Indian drugmaker Glenmark Pharmaceuticals is counting its drug fortune on a strong growth in the US market, after it is set to launch a host of new medicines in the time ahead. This development is in lieu to offset weakness in emerging markets this year, its chief executive implied in a statement to Reuters.
Glenmark is one of only a few Indian drugmakers that have received a steady number of approvals by the U.S. Food and Drug Administration to launch generic medicines this year.
Many of its local peers have faced a lag in approval timelines after the FDA overhauled its review process.

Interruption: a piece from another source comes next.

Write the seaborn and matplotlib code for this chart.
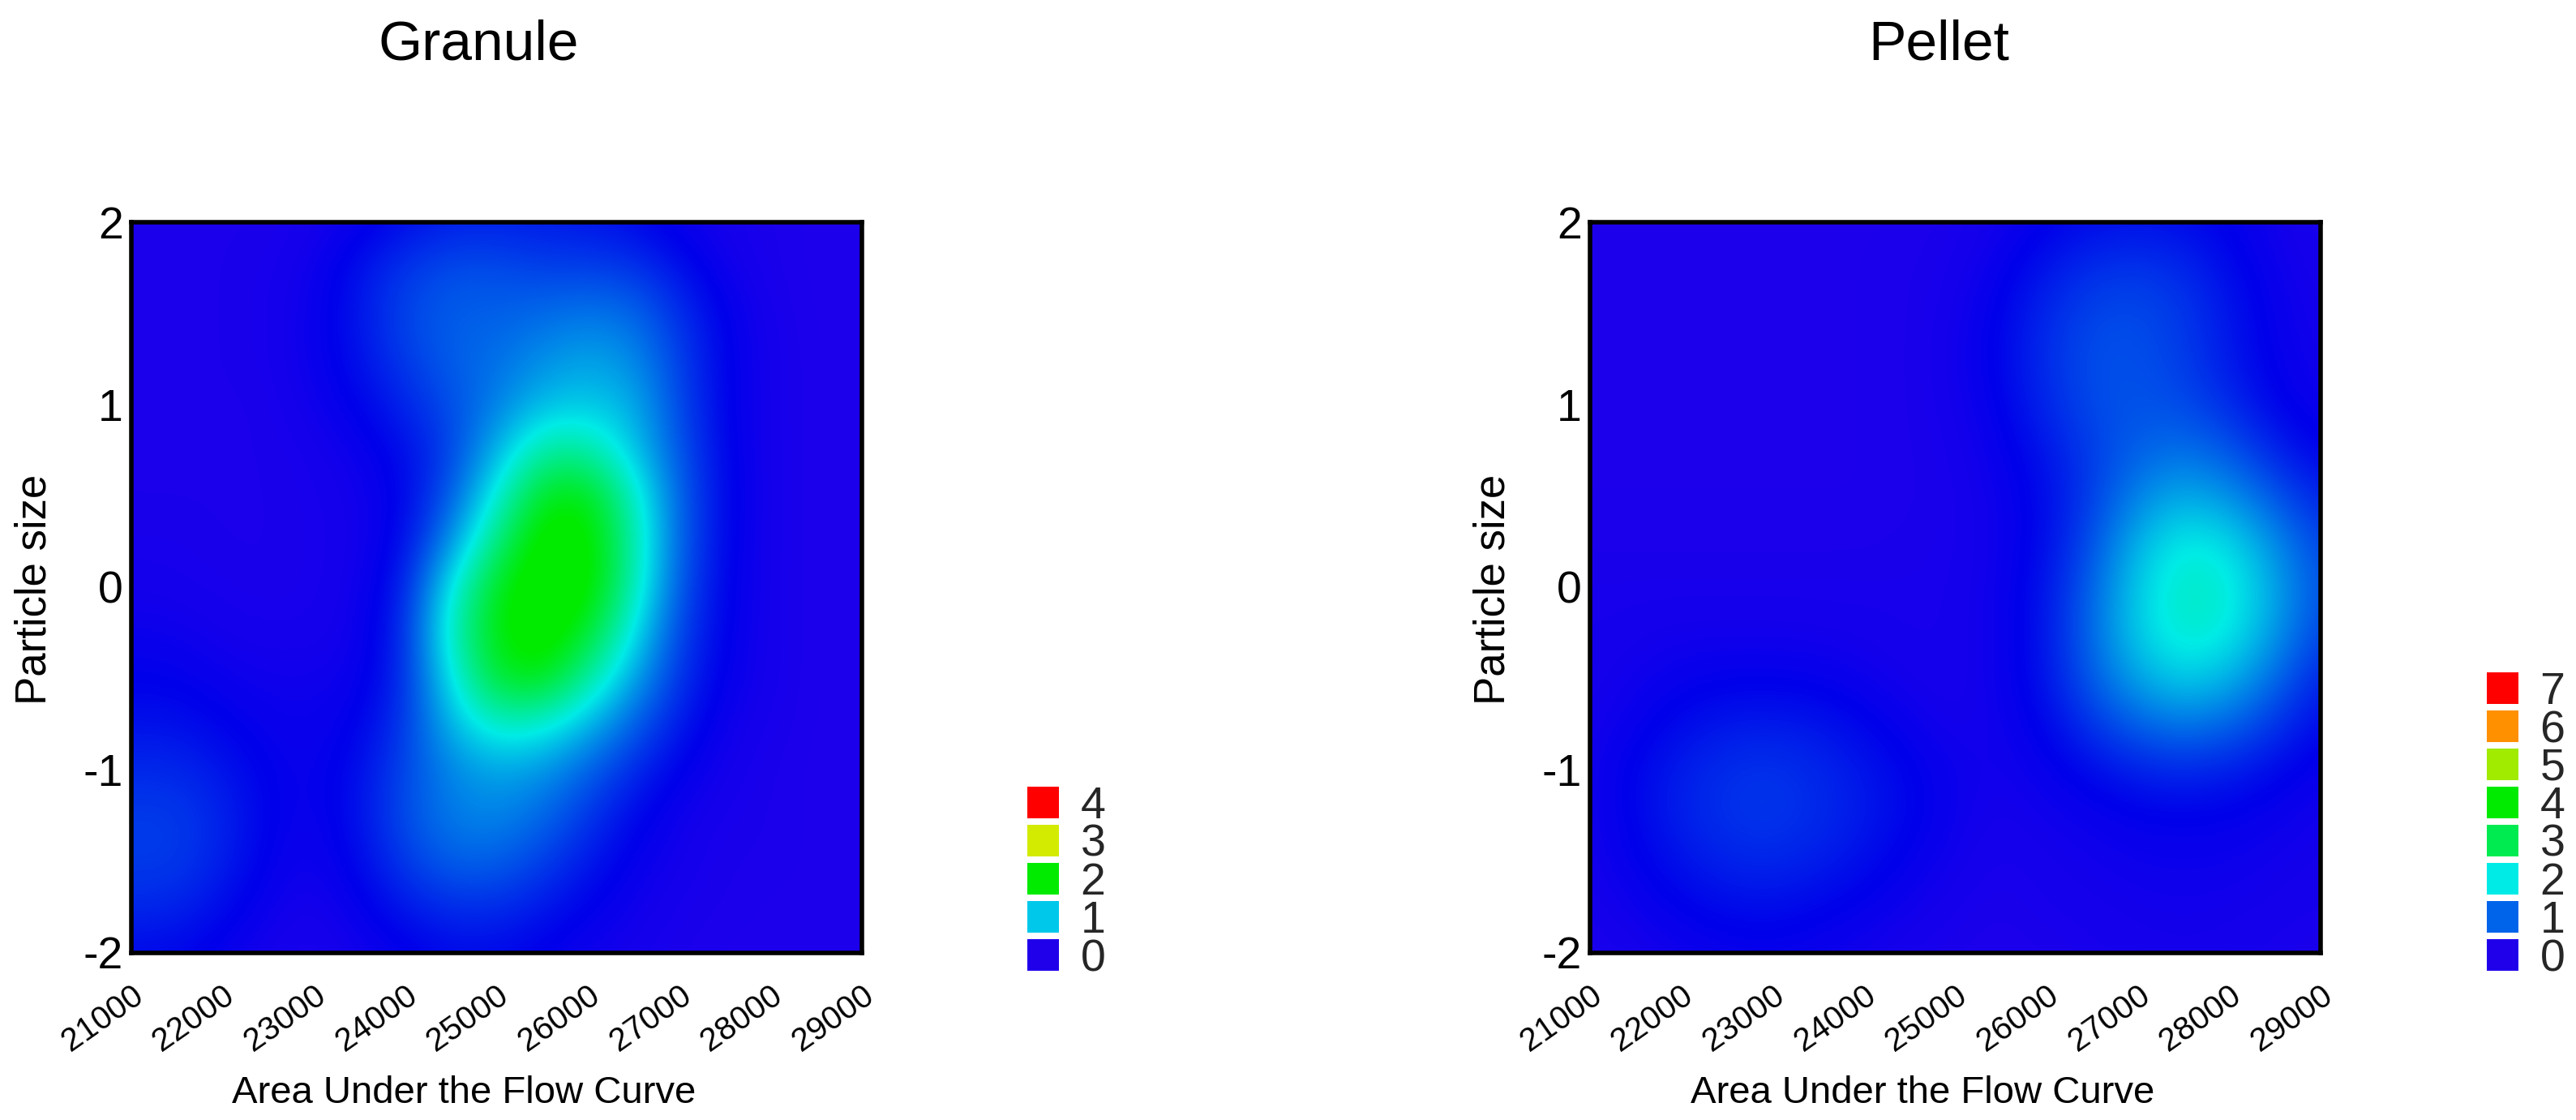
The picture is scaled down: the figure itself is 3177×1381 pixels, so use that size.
import matplotlib.pyplot as plt
import pandas as pd
import seaborn as sns
from matplotlib.colors import LinearSegmentedColormap
from matplotlib.patches import Patch

x_ticks = [21000, 22000, 23000, 24000, 25000, 26000, 27000, 28000, 29000]
y_ticks = [2, 1, 0, -1, -2]
x_nodes = [21000 + 500 * i for i in range(17)]
y_nodes = [2 - 0.25 * i for i in range(17)]

# density, rows from y=2 down to y=-2
granule = [
    [.03, .03, .03, .03, .05, .1, .2, .27, .28, .26, .24, .18, .1, .05, .03, .02, .02],
    [.03, .03, .03, .04, .08, .22, .38, .48, .48, .42, .42, .38, .22, .08, .03, .02, .02],
    [.03, .03, .03, .04, .1, .24, .45, .55, .55, .6, .65, .6, .35, .14, .04, .02, .02],
    [.03, .03, .03, .04, .1, .22, .4, .55, .62, .75, .85, .75, .42, .15, .05, .02, .02],
    [.03, .03, .03, .03, .08, .16, .3, .48, .68, .95, 1.0, .9, .45, .15, .05, .02, .02],
    [.03, .03, .03, .03, .05, .1, .2, .42, .9, 1.42, 1.42, 1.0, .5, .16, .05, .02, .02],
    [.03, .03, .03, .03, .04, .07, .16, .52, 1.2, 1.92, 1.98, 1.3, .55, .17, .05, .02, .02],
    [.04, .04, .03, .03, .04, .06, .18, .75, 1.55, 2.15, 2.12, 1.4, .55, .16, .05, .02, .02],
    [.06, .05, .04, .03, .04, .07, .26, 1.15, 1.92, 2.2, 2.12, 1.35, .5, .15, .05, .02, .02],
    [.1, .09, .06, .05, .05, .08, .3, 1.3, 1.98, 2.2, 1.85, 1.12, .42, .14, .05, .02, .02],
    [.15, .14, .1, .08, .08, .1, .32, 1.12, 1.85, 1.95, 1.42, .85, .35, .12, .05, .02, .02],
    [.22, .22, .16, .11, .1, .15, .38, .92, 1.28, 1.22, .92, .55, .25, .08, .04, .02, .02],
    [.32, .32, .24, .14, .11, .2, .45, .72, .85, .78, .56, .32, .14, .06, .03, .02, .02],
    [.4, .4, .3, .15, .1, .22, .48, .68, .72, .6, .38, .18, .08, .04, .03, .02, .02],
    [.4, .4, .28, .13, .08, .18, .4, .56, .56, .42, .25, .12, .06, .03, .03, .02, .02],
    [.32, .3, .2, .09, .05, .12, .25, .34, .34, .25, .15, .08, .04, .03, .02, .02, .02],
    [.18, .17, .11, .05, .03, .07, .12, .18, .18, .13, .08, .05, .03, .02, .02, .02, .02],
]
pellet = [
    [.04, .04, .04, .04, .04, .04, .04, .04, .06, .12, .24, .34, .38, .34, .24, .12, .06],
    [.04, .04, .04, .04, .04, .04, .04, .05, .08, .2, .42, .6, .66, .56, .34, .16, .08],
    [.04, .04, .04, .04, .04, .04, .04, .05, .1, .28, .56, .78, .82, .68, .42, .2, .1],
    [.04, .04, .04, .04, .04, .04, .04, .05, .12, .3, .6, .85, .85, .72, .44, .22, .12],
    [.04, .04, .04, .04, .04, .04, .04, .05, .1, .26, .55, .82, .88, .82, .58, .28, .16],
    [.04, .04, .04, .04, .04, .04, .04, .05, .08, .2, .42, .72, .98, 1.1, .9, .52, .26],
    [.04, .04, .04, .04, .04, .04, .04, .05, .07, .16, .34, .72, 1.25, 1.55, 1.35, .9, .5],
    [.05, .05, .05, .05, .05, .05, .05, .06, .07, .15, .34, .85, 1.6, 2.05, 1.9, 1.3, .75],
    [.07, .07, .07, .07, .07, .07, .07, .07, .08, .16, .4, 1.0, 1.8, 2.25, 2.15, 1.5, .85],
    [.08, .1, .12, .12, .12, .11, .1, .08, .08, .16, .42, 1.05, 1.8, 2.2, 2.05, 1.4, .75],
    [.09, .14, .2, .24, .24, .22, .16, .1, .08, .16, .4, .95, 1.5, 1.8, 1.6, 1.05, .5],
    [.1, .2, .34, .44, .46, .42, .3, .18, .1, .14, .3, .65, .98, 1.15, 1.0, .65, .32],
    [.12, .3, .48, .6, .64, .55, .42, .28, .16, .12, .2, .34, .5, .55, .48, .32, .18],
    [.12, .3, .5, .63, .66, .58, .45, .3, .16, .09, .14, .18, .24, .26, .24, .18, .12],
    [.1, .24, .4, .52, .55, .48, .36, .22, .12, .07, .1, .13, .16, .17, .16, .13, .1],
    [.08, .16, .26, .34, .36, .3, .22, .14, .08, .05, .08, .1, .12, .13, .12, .1, .08],
    [.05, .08, .14, .18, .2, .16, .12, .07, .05, .04, .05, .07, .09, .1, .09, .07, .05],
]
granule_levels = [0, 1, 2, 3, 4]
granule_colors = ["#2000EB", "#00C8EB", "#00EB00", "#D2EB00", "#FF0000"]
pellet_levels = [0, 1, 2, 3, 4, 5, 6, 7]
pellet_colors = ["#2000EB", "#0064EB", "#00EBE6", "#00EB50", "#00EB00", "#A0EB00", "#FF9000", "#FF0000"]

ramp = LinearSegmentedColormap.from_list("ramp", [
    (0, "#2000EB"), (.037, "#0000EB"), (.286, "#00EBE6"), (.5, "#00EB00"),
    (.6, "#00EB00"), (.78, "#EBEB00"), (1, "#FF0000")], N=512)

sns.set_theme(style="white")
plt.rcParams["font.family"] = "Liberation Sans"

W, H = 3177, 1381
fig = plt.figure(figsize=(W / 100, H / 100), dpi=100)

panels = [
    ("Granule", granule, 4, granule_levels, granule_colors, 161.5, 590, 1267, 1209),
    ("Pellet", pellet, 7, pellet_levels, pellet_colors, 1960.5, 2391, 3067, 1209),
]

for title, grid, vmax, levels, colors, left, title_x, leg_x, leg_y in panels:
    ax = fig.add_axes([left / W, 1 - 1174.5 / H, 901 / W, 901 / H])
    df = pd.DataFrame(grid, index=y_nodes, columns=x_nodes)
    sns.heatmap(df, cmap=ramp, vmin=0, vmax=vmax, cbar=False, ax=ax)
    # heatmap cells are flat, so paint the same cells smooth on top
    ax.imshow(df.values, cmap=ramp, vmin=0, vmax=vmax, interpolation="bicubic",
              extent=(0, 17, 17, 0), aspect="auto", zorder=2)
    ax.set_xlim(0.5, 16.5)
    ax.set_ylim(16.5, 0.5)

    ax.set_xticks([x_nodes.index(v) + 0.5 for v in x_ticks])
    ax.set_xticklabels(x_ticks, rotation=35, ha="right", rotation_mode="anchor", fontsize=29, color="black")
    ax.set_yticks([y_nodes.index(v) + 0.5 for v in y_ticks])
    ax.set_yticklabels(y_ticks, rotation=0, fontsize=40, color="black", va="center_baseline")
    ax.tick_params(axis="x", pad=24, length=0)
    ax.tick_params(axis="y", pad=7, length=0)
    for spine in ax.spines.values():
        spine.set_visible(True)
        spine.set_linewidth(4)
        spine.set_color("black")
        spine.set_zorder(5)

    ax.set_xlabel("Area Under the Flow Curve", fontsize=34, color="black")
    ax.xaxis.set_label_coords(0.456, -0.168, transform=ax.transAxes)
    ax.set_ylabel("Particle size", fontsize=38, color="black")
    ax.yaxis.set_label_coords(-0.104, 0.497, transform=ax.transAxes)

    fig.text(title_x / W, 1 - 56 / H, title, fontsize=50, ha="center", va="center", color="black")

    handles = [Patch(facecolor=c, edgecolor="none") for c in colors[::-1]]
    labels = [str(v) for v in levels[::-1]]
    fig.legend(handles, labels, loc="lower left", bbox_to_anchor=(leg_x / W, 1 - leg_y / H),
               frameon=False, fontsize=40, handlelength=0.7, handleheight=0.7,
               handletextpad=0.48, labelspacing=-0.09, borderpad=0, borderaxespad=0)

fig.savefig("out.png", dpi=100)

Weakness in Glenmark’s emerging markets caused it to miss analysts’ profit estimates for the quarter ended June.
One of India’s top 10 drugmakers by sales, Glenmark has seen its profit hit in recent quarters by currency volatility in Russia, Venezuela and other emerging markets, after a steep decline in oil prices and China’s devaluation of the yuan.
“Our U.S. business right now is more than compensating for the hit we are taking in emerging markets,” Glenn Saldanha said on the sidelines of the company’s annual general meeting in Mumbai.
Excluding India, emerging markets account for about a quarter of Glenmark’s total sales, and have been a driver of margin growth in the last few years. However, Saldanha said they will contribute only about 20 percent to sales in the fiscal year ending in March 2016.
Many of its peers, including Sun Pharmaceutical Industries and Lupin have acquired companies in the United States to add scale there, but Saldanha said Glenmark won’t make acquisitions for at least another two years.